PROBLEM STATEMENT —
Retype every line from the start of the entries below down to the line with "ax = fig.add_axes([96", both ends included; skip the pictures.

──────

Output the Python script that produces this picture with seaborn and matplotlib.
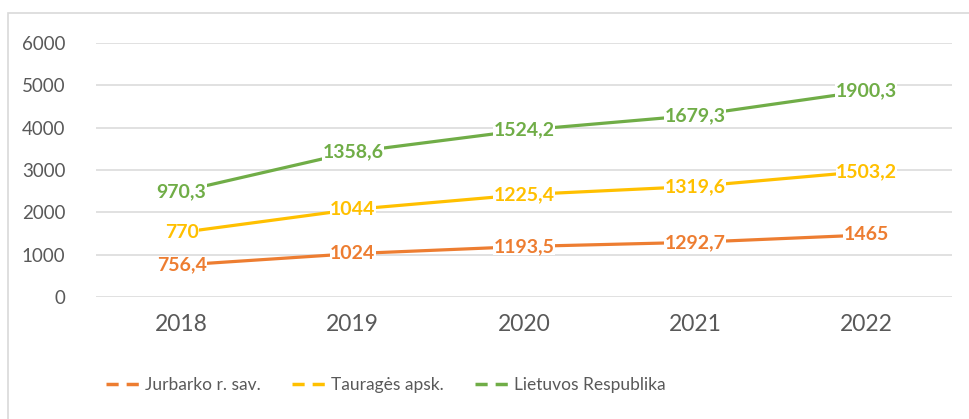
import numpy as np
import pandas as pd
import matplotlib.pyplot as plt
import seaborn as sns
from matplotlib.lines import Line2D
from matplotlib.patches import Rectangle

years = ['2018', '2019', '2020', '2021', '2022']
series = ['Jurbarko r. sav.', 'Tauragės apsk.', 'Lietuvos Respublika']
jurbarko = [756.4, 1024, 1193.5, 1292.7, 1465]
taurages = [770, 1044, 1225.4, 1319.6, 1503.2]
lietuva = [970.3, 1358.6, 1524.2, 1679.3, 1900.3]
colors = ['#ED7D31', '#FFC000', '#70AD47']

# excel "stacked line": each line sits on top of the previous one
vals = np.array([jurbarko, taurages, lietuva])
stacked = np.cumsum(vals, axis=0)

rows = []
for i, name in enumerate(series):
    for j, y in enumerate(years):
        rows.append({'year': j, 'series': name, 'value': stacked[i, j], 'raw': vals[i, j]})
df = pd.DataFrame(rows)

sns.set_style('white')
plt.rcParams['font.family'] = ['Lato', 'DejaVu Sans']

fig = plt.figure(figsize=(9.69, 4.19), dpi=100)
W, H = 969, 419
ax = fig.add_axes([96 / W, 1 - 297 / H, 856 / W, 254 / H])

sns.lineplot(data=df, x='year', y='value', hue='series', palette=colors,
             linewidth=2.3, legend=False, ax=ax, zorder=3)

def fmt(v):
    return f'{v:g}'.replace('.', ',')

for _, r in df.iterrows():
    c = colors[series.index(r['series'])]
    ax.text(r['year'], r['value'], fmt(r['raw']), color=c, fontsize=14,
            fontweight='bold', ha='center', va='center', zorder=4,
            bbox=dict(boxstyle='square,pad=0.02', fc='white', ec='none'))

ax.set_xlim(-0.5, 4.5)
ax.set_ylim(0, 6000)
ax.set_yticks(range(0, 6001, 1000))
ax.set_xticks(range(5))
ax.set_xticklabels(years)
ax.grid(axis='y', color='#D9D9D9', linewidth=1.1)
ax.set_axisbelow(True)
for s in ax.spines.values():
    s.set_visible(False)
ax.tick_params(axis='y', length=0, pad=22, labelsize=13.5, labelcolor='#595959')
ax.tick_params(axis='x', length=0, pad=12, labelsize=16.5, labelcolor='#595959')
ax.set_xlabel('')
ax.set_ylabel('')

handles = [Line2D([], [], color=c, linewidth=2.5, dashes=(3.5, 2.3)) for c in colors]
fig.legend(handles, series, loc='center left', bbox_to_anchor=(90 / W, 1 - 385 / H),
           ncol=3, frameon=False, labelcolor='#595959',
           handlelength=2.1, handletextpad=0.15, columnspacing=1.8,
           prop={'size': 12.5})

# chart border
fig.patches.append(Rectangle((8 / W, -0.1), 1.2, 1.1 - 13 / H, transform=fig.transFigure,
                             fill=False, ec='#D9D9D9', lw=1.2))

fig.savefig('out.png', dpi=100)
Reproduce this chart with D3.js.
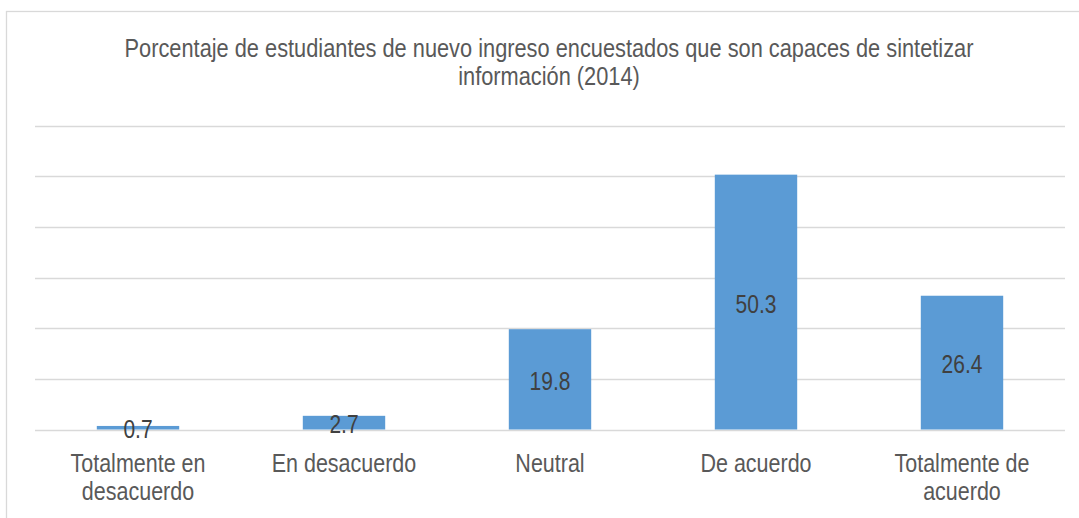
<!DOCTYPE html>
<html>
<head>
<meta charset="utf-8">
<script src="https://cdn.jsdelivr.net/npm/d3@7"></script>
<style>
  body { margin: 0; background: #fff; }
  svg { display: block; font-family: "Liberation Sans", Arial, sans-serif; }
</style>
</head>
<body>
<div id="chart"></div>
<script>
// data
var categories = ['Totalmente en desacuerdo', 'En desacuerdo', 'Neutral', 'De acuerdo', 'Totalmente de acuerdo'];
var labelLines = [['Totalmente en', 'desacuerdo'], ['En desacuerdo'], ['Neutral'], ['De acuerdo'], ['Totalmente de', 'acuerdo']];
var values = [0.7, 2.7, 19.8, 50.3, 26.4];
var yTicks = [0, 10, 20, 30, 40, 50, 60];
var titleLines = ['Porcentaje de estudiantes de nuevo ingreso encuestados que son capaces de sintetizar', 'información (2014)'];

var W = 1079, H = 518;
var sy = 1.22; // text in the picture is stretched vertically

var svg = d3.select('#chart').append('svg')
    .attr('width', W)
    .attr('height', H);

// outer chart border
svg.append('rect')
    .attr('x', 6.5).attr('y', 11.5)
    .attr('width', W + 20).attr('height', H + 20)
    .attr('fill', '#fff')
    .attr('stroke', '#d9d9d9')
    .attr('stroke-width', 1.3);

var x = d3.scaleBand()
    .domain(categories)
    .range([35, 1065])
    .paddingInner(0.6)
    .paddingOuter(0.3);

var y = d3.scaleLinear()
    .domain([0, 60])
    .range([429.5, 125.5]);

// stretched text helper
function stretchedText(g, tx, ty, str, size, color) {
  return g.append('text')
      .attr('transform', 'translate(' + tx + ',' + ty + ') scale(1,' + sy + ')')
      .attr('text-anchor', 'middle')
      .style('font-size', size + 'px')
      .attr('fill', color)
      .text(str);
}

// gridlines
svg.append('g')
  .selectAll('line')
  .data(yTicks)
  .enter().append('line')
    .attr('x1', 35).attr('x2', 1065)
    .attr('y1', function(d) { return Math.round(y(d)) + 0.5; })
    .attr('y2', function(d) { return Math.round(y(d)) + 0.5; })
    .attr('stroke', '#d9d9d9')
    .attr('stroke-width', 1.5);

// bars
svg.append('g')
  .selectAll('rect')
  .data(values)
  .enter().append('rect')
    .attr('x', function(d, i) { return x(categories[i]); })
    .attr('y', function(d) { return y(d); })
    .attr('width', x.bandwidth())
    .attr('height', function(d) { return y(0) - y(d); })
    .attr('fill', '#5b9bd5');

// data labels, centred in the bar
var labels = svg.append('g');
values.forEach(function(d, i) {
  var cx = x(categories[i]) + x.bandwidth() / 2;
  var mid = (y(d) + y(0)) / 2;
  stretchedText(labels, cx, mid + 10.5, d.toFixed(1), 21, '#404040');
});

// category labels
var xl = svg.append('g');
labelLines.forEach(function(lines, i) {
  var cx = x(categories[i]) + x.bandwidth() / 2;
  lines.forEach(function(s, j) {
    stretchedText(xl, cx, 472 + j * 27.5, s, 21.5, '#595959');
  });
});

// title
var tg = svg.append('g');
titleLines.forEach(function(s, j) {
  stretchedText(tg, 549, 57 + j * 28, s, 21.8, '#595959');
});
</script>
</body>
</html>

──────

RESULT OF THIS TASK —
Output the Python script that produces this picture with seaborn and matplotlib.
import numpy as np
import pandas as pd
import matplotlib.pyplot as plt
import seaborn as sns
from matplotlib.lines import Line2D
from matplotlib.patches import Rectangle

years = ['2018', '2019', '2020', '2021', '2022']
series = ['Jurbarko r. sav.', 'Tauragės apsk.', 'Lietuvos Respublika']
jurbarko = [756.4, 1024, 1193.5, 1292.7, 1465]
taurages = [770, 1044, 1225.4, 1319.6, 1503.2]
lietuva = [970.3, 1358.6, 1524.2, 1679.3, 1900.3]
colors = ['#ED7D31', '#FFC000', '#70AD47']

# excel "stacked line": each line sits on top of the previous one
vals = np.array([jurbarko, taurages, lietuva])
stacked = np.cumsum(vals, axis=0)

rows = []
for i, name in enumerate(series):
    for j, y in enumerate(years):
        rows.append({'year': j, 'series': name, 'value': stacked[i, j], 'raw': vals[i, j]})
df = pd.DataFrame(rows)

sns.set_style('white')
plt.rcParams['font.family'] = ['Lato', 'DejaVu Sans']

fig = plt.figure(figsize=(9.69, 4.19), dpi=100)
W, H = 969, 419
ax = fig.add_axes([96 / W, 1 - 297 / H, 856 / W, 254 / H])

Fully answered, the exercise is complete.